FALTA DE VISOM
Novembro 29, 2020
J.J. Faria Santos
A Dinamarca deu ordem para abater 17 milhões de visons. A primeira-ministra prestou declarações de voz embargada e lágrimas nos olhos, e pediu perdão. Ainda que a decisão, apesar de ter sido tomada com uma base legal aparentemente inexistente, tenha uma motivação perfeitamente racional: uma mutação do vírus SARS-CoV-2 encontrada em visons foi também encontrada em cerca de 200 pessoas, pondo em risco a eficácia que uma vacina poderá vir a proporcionar. A primeira-ministra acabara de visitar uma quinta de criadores de visons, os quais revelaram as emoções despertadas por esta razia. Embora para alguém distante destas actividades possa escapar a subtileza da diferença entre mandar abater animais por razões sanitárias ou para esfolá-los para a produção de bens que confortam e embelezam a nossa pele.
António Guerreiro escreveu no Público (Ípsilon) que este episódio “faz da Dinamarca uma espécie de Treblinka dos animais”, acrescentando que “com toda a seriedade e sem qualquer ironia, o humanismo é isto: pôr todas as espécies, vivas ou esfoladas, ao serviço do homem.” Como acontece com muitas das medidas que pretendem controlar a pandemia, o impacto económico é significativo: as 1139 quintas de criadores existentes no país empregam cerca de seis milhares de trabalhadores, representando 40% da produção global de pele de visom. A emoção também está aqui, na perda de rendimentos, no golpe sofrido por um modo de vida, mesmo que transitório.

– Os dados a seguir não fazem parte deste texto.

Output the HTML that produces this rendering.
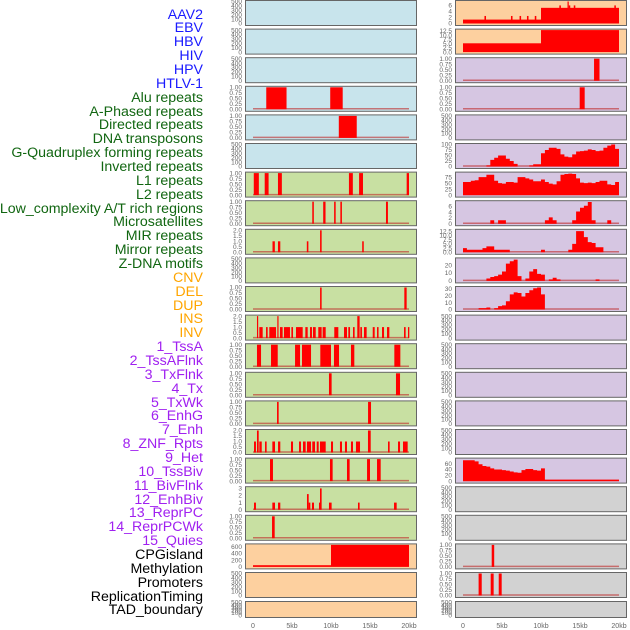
<!DOCTYPE html>
<html><head><meta charset="utf-8">
<style>
html,body{margin:0;padding:0;background:#fff;}
body{width:630px;height:630px;overflow:hidden;position:relative;font-family:"Liberation Sans",sans-serif;}
.lab{position:absolute;right:427px;font-size:14.2px;line-height:14px;white-space:nowrap;text-align:right;}
svg{position:absolute;left:0;top:0;}
</style></head>
<body>
<div id="labels"></div>
<svg id="chart" width="630" height="630"></svg>
<script>
// ---- labels ----
const labelNames = ["AAV2","EBV","HBV","HIV","HPV","HTLV-1","Alu repeats","A-Phased repeats","Directed repeats","DNA transposons","G-Quadruplex forming repeats","Inverted repeats","L1 repeats","L2 repeats","Low_complexity A/T rich regions","Microsatellites","MIR repeats","Mirror repeats","Z-DNA motifs","CNV","DEL","DUP","INS","INV","1_TssA","2_TssAFlnk","3_TxFlnk","4_Tx","5_TxWk","6_EnhG","7_Enh","8_ZNF_Rpts","9_Het","10_TssBiv","11_BivFlnk","12_EnhBiv","13_ReprPC","14_ReprPCWk","15_Quies","CPGisland","Methylation","Promoters","ReplicationTiming","TAD_boundary"];
const labelGroupSizes = [6,13,5,15,5];
const labelColors = ["#1a1aff","#116611","#ffa500","#a020f0","#000000"];

// ---- x axis ----
const xTickValues = [0,5,10,15,20];
const xTickLabels = ["0","5kb","10kb","15kb","20kb"];

// ---- left column data (kb segments) ----
const L3_start=[1.7,9.9], L3_end=[4.3,11.5], L3_h=[1,1];
const L4_start=[11.0], L4_end=[13.3], L4_h=[1];
const L6_start=[0.1,1.5,3.2,12.3,13.6,19.7], L6_end=[0.75,2.0,3.7,12.8,14.1,20.0], L6_h=[1,1,1,1,1,1];
const L7_start=[7.6,9.0,10.4,11.2,17.05], L7_end=[7.8,9.3,10.6,11.4,17.3], L7_h=[1,1,1,1,1];
const L8_start=[2.5,3.2,6.9,8.6,14.0], L8_end=[2.8,3.5,7.1,8.8,14.2], L8_h=[1,1,1,2,1];
const L10_start=[8.6,19.4], L10_end=[8.8,19.7], L10_h=[1,1];
const L11_start=[0.51,0.81,1.67,2.09,3.12,3.46,3.97,4.92,5.51,6.71,7.31,7.69,8.37,8.93,10.42,11.67,12.22,12.82,13.37,13.76,14.23,15.35,15.9,16.54,17.18,19.36,19.87];
const L11_end=[0.65,1.24,1.88,2.95,3.25,3.8,4.74,5.13,6.37,7.01,7.56,8.04,8.8,9.32,10.94,12.05,12.44,13.03,13.67,13.97,14.57,15.6,16.1,16.8,17.48,19.57,20.04];
const L11_h=[2,1,1,1,2,1,1,1,1,1,1,1,1,1,1,1,1,1,2,1,1,1,1,1,1,1,1];
const L12_start=[0.51,2.31,5.39,6.28,8.63,10.38,12.56,18.12], L12_end=[1.03,3.17,6.03,7.44,10.0,11.03,12.99,18.89], L12_h=[1,1,1,1,1,1,1,1];
const L13_start=[9.74,18.33], L13_end=[10.08,18.85], L13_h=[1,1];
const L14_start=[3.08,14.75], L14_end=[3.29,15.13], L14_h=[1,1];
const L15_start=[0.13,0.51,0.81,1.54,2.48,3.21,4.87,5.9,6.41,6.92,7.6,8.17,8.59,10.0,11.15,11.79,12.56,13.2,14.74,17.31,18.59,19.23];
const L15_end=[0.38,0.73,1.12,1.75,2.82,3.5,5.13,6.15,6.75,7.44,7.95,8.42,9.32,10.26,11.41,12.05,12.82,13.72,15.09,17.52,18.85,19.83];
const L15_h=[1,2,1,1,1,1,1,1,1,1,1,1,1,1,1,1,1,1,2,1,1,1];
const L16_start=[2.18,9.87,12.05,14.62,15.9], L16_end=[2.56,10.21,12.39,15.0,16.37], L16_h=[1,1,1,1,1];
const L17_start=[0.13,2.48,3.21,6.92,7.14,7.56,8.46,8.59,9.74,13.46,18.08], L17_end=[0.38,2.82,3.5,7.14,7.35,7.82,8.68,8.8,10.08,13.67,18.42], L17_h=[1,1,1,2.2,1,1,1,3,1,1,1];
const L18_start=[2.44], L18_end=[2.78], L18_h=[1];
const L19_start=[0,10], L19_end=[10,20], L19_h=[50,650];

// ---- right column data ----
const R0_start=[0,2.75,6.15,7.25,8.2,9.2,10,12.35,13.4,13.55,14.2,19.4], R0_end=[10,2.95,6.35,7.45,8.4,9.4,20,12.55,13.55,13.75,14.4,19.6], R0_h=[1.3,2.5,2.5,2.5,2.5,2.5,5.2,6,7.3,6,6,6];
const R1_start=[0,10], R1_end=[10,20], R1_h=[5.2,13];
const R2_start=[16.8], R2_end=[17.5], R2_h=[1];
const R3_start=[14.96], R3_end=[15.6], R3_h=[1];
const R15_start=[3.68], R15_end=[4.0], R15_h=[1];
const R16_start=[2.0,3.55,4.58], R16_end=[2.4,3.93,4.96], R16_h=[1,1,1];
// binned profiles (0.5kb bins, 40 bins)
const R5_bins=[0,0,0,0,0,0,5,30,40,50,50,35,25,12,0,0,0,5,10,10,60,75,85,85,80,55,45,42,55,68,70,72,78,75,70,72,85,95,100,80];
const R6_bins=[55,55,60,62,75,75,85,85,60,50,48,55,55,52,75,75,70,65,58,58,65,55,48,45,58,85,88,90,88,70,52,50,52,50,55,60,60,45,42,55];
const R7_bins=[0,0,0,0,0,0,0,1.2,0,1.2,1.2,0,0,0,0,0,0,0,0,0,0,1.2,2.2,1.2,0,0,0,0,1.2,4.2,5.5,6.2,7.5,1.2,0,0,0,1.2,0,0];
const R8_bins=[2.5,1.5,1.5,1.5,1.5,2.5,3.5,3.5,1.5,1.5,1.5,1.5,0,0,0,0,0,0,0,0,1.5,0,0,0,0,0,0,1.5,5,12.5,12.5,9,6,5.5,3,3,0,0,0,0];
const R9_bins=[0,0,0,0,0,0,3,5,6,8,12,22,25,27,6,0,3,12,15,9,8,0,2,4,2,0,0,0,0,0,0,0,0,0,2,0,0,0,0,0];
const R10_bins=[0,0,0,0,2,2,3,0,2,5,6,12,22,25,24,19,24,28,31,32,22,0,0,0,0,0,0,0,0,0,0,0,0,0,0,0,0,0,0,0];
const R16b_bins=[72,72,72,68,58,52,50,44,40,40,38,36,33,30,29,38,42,42,38,36,44,5,5,5,5,5,5,5,5,5,5,5,5,5,5,5,5,5,5,5];

const BLUE="#c8e4ec",GREEN="#c8e0a2",ORANGE="#fdd09f",PURPLE="#d6c6e2",GRAY="#d2d2d2";
const T500=[0,100,200,300,400,500], T1=[0,0.25,0.5,0.75,1], T2=[0,0.5,1,1.5,2], T3=[0,1,2,3];

function seg(s,e,h){return {type:"seg",s:s,e:e,h:h};}
function bins(b){return {type:"bin",b:b};}
const leftPanels=[
 {bg:BLUE,ymax:500,ticks:T500},{bg:BLUE,ymax:500,ticks:T500},{bg:BLUE,ymax:500,ticks:T500},
 {bg:BLUE,ymax:1,ticks:T1,fmt:2,d:seg(L3_start,L3_end,L3_h)},
 {bg:BLUE,ymax:1,ticks:T1,fmt:2,d:seg(L4_start,L4_end,L4_h)},
 {bg:BLUE,ymax:500,ticks:T500},
 {bg:GREEN,ymax:1,ticks:T1,fmt:2,d:seg(L6_start,L6_end,L6_h)},
 {bg:GREEN,ymax:1,ticks:T1,fmt:2,d:seg(L7_start,L7_end,L7_h)},
 {bg:GREEN,ymax:2,ticks:T2,fmt:1,d:seg(L8_start,L8_end,L8_h)},
 {bg:GREEN,ymax:500,ticks:T500},
 {bg:GREEN,ymax:1,ticks:T1,fmt:2,d:seg(L10_start,L10_end,L10_h)},
 {bg:GREEN,ymax:2,ticks:T2,fmt:1,d:seg(L11_start,L11_end,L11_h)},
 {bg:GREEN,ymax:1,ticks:T1,fmt:2,d:seg(L12_start,L12_end,L12_h)},
 {bg:GREEN,ymax:1,ticks:T1,fmt:2,d:seg(L13_start,L13_end,L13_h)},
 {bg:GREEN,ymax:1,ticks:T1,fmt:2,d:seg(L14_start,L14_end,L14_h)},
 {bg:GREEN,ymax:2,ticks:T2,fmt:1,d:seg(L15_start,L15_end,L15_h)},
 {bg:GREEN,ymax:1,ticks:T1,fmt:2,d:seg(L16_start,L16_end,L16_h)},
 {bg:GREEN,ymax:3.1,ticks:T3,fmt:0,d:seg(L17_start,L17_end,L17_h)},
 {bg:GREEN,ymax:1,ticks:T1,fmt:2,d:seg(L18_start,L18_end,L18_h)},
 {bg:ORANGE,ymax:650,ticks:[0,200,400,600],d:seg(L19_start,L19_end,L19_h),nobase:true},
 {bg:ORANGE,ymax:500,ticks:T500},
 {bg:ORANGE,ymax:500,ticks:T500}
];
const rightPanels=[
 {bg:ORANGE,ymax:7.3,ticks:[0,2,4,6],d:seg(R0_start,R0_end,R0_h),nobase:true},
 {bg:ORANGE,ymax:13,ticks:[0,2.5,5,7.5,10,12.5],fmt:1,d:seg(R1_start,R1_end,R1_h),nobase:true},
 {bg:PURPLE,ymax:1,ticks:T1,fmt:2,d:seg(R2_start,R2_end,R2_h)},
 {bg:PURPLE,ymax:1,ticks:T1,fmt:2,d:seg(R3_start,R3_end,R3_h)},
 {bg:PURPLE,ymax:500,ticks:T500},
 {bg:PURPLE,ymax:100,ticks:[0,25,50,75,100],d:bins(R5_bins)},
 {bg:PURPLE,ymax:92,ticks:[0,25,50,75],d:bins(R6_bins)},
 {bg:PURPLE,ymax:7.6,ticks:[0,2,4,6],d:bins(R7_bins)},
 {bg:PURPLE,ymax:13,ticks:[0,2.5,5,7.5,10,12.5],fmt:1,d:bins(R8_bins)},
 {bg:PURPLE,ymax:28,ticks:[0,10,20],d:bins(R9_bins)},
 {bg:PURPLE,ymax:32,ticks:[0,10,20,30],d:bins(R10_bins)},
 {bg:PURPLE,ymax:500,ticks:T500},{bg:PURPLE,ymax:500,ticks:T500},{bg:PURPLE,ymax:500,ticks:T500},
 {bg:PURPLE,ymax:500,ticks:T500},{bg:PURPLE,ymax:500,ticks:T500},
 {bg:PURPLE,ymax:76,ticks:[0,20,40,60],d:bins(R16b_bins)},
 {bg:GRAY,ymax:500,ticks:T500},{bg:GRAY,ymax:500,ticks:T500},
 {bg:GRAY,ymax:1,ticks:T1,fmt:2,d:seg(R15_start,R15_end,R15_h)},
 {bg:GRAY,ymax:1,ticks:T1,fmt:2,d:seg(R16_start,R16_end,R16_h)},
 {bg:GRAY,ymax:500,ticks:T500}
];

const NS="http://www.w3.org/2000/svg";
const svg=document.getElementById("chart");
function mk(tag,attrs,parent){const e=document.createElementNS(NS,tag);for(const k in attrs)e.setAttribute(k,attrs[k]);(parent||svg).appendChild(e);return e;}

// labels
const labDiv=document.getElementById("labels");
let li=0;
labelGroupSizes.forEach((n,g)=>{for(let k=0;k<n;k++){const d=document.createElement("div");d.className="lab";d.textContent=labelNames[li];d.style.color=labelColors[g];d.style.top=(15+li*13.86-7.5)+"px";


labDiv.appendChild(d);li++;}});

const PX0_L=245,PX0_R=455,PW=171,KB0_L=253,KB0_R=463,PXKB=7.8;
function rowTop(i){return i<21?i*28.6:601;}
function rowH(i){return i<21?25:16;}

function drawPanel(p,i,col){
  const px=col?PX0_R:PX0_L, k0=col?KB0_R:KB0_L;
  const t=rowTop(i),h=rowH(i),bot=t+h-1.5;
  const xs=kb=>k0+kb*PXKB;
  const ys=v=>bot-v/p.ymax*(h-3);
  const g=mk("g",{});
  
  
  const r=mk("rect",{x:px+0.5,y:t+0.5,width:PW,height:h,fill:p.bg,stroke:"#666",'stroke-width':1},g);
  
  
  // ticks
  p.ticks.forEach(v=>{
    const tx=mk("text",{x:px-3,y:ys(v)+2.2,'font-size':6.5,fill:"#666",'text-anchor':"end",'font-family':"Liberation Sans, sans-serif"},g);
    tx.textContent=p.fmt?v.toFixed(p.fmt):String(v);
    
    
  });
  if(!p.d)return;
  if(!p.nobase){
    const bl=mk("line",{x1:xs(0),x2:xs(20),y1:bot-0.5,y2:bot-0.5,stroke:"rgba(190,40,40,0.6)",'stroke-width':1.5},g);
    
    
  }
  if(p.d.type==="seg"){
    p.d.s.forEach((s,j)=>{
      const e=p.d.e[j],v=p.d.h[j];
      const y=ys(v);
      const b=mk("rect",{x:xs(s),y:y,width:Math.max(1.2,xs(e)-xs(s)),height:bot-y,fill:"#ff0000"},g);
      
      
    });
  } else {
    let d="M"+xs(0)+","+bot;
    p.d.b.forEach((v,j)=>{d+=" L"+xs(j*0.5)+","+ys(v)+" L"+xs((j+1)*0.5)+","+ys(v);});
    d+=" L"+xs(20)+","+bot+" Z";
    const a=mk("path",{d:d,fill:"#ff0000"},g);
    
    
  }
}
leftPanels.forEach((p,i)=>drawPanel(p,i,0));
rightPanels.forEach((p,i)=>drawPanel(p,i,1));

// x axis
[KB0_L,KB0_R].forEach(k0=>{
  xTickValues.forEach((v,j)=>{
    const t=mk("text",{x:k0+v*PXKB,y:628,'font-size':7,fill:"#666",'text-anchor':"middle",'font-family':"Liberation Sans, sans-serif"});
    t.textContent=xTickLabels[j];
    
    
  });
});
</script>
</body></html>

Num desenvolvimento inesperado, mas cientificamente explicável, alguns visons, enterrados empilhados a uma altura de dois metros, emergiram das valas comuns. As suas carcaças, quais zombies assintomáticos, graças à libertação de gases proporcionada pelo processo de decomposição, fizeram a sua aparição, como se quisessem evocar uma espécie de monumento ao visom desconhecido, caído na retaguarda da batalha contra a pandemia. À falta de visom na quinta do criador contrapõe-se um cenário em que ele se reergue no cemitério das decisões dilacerantes.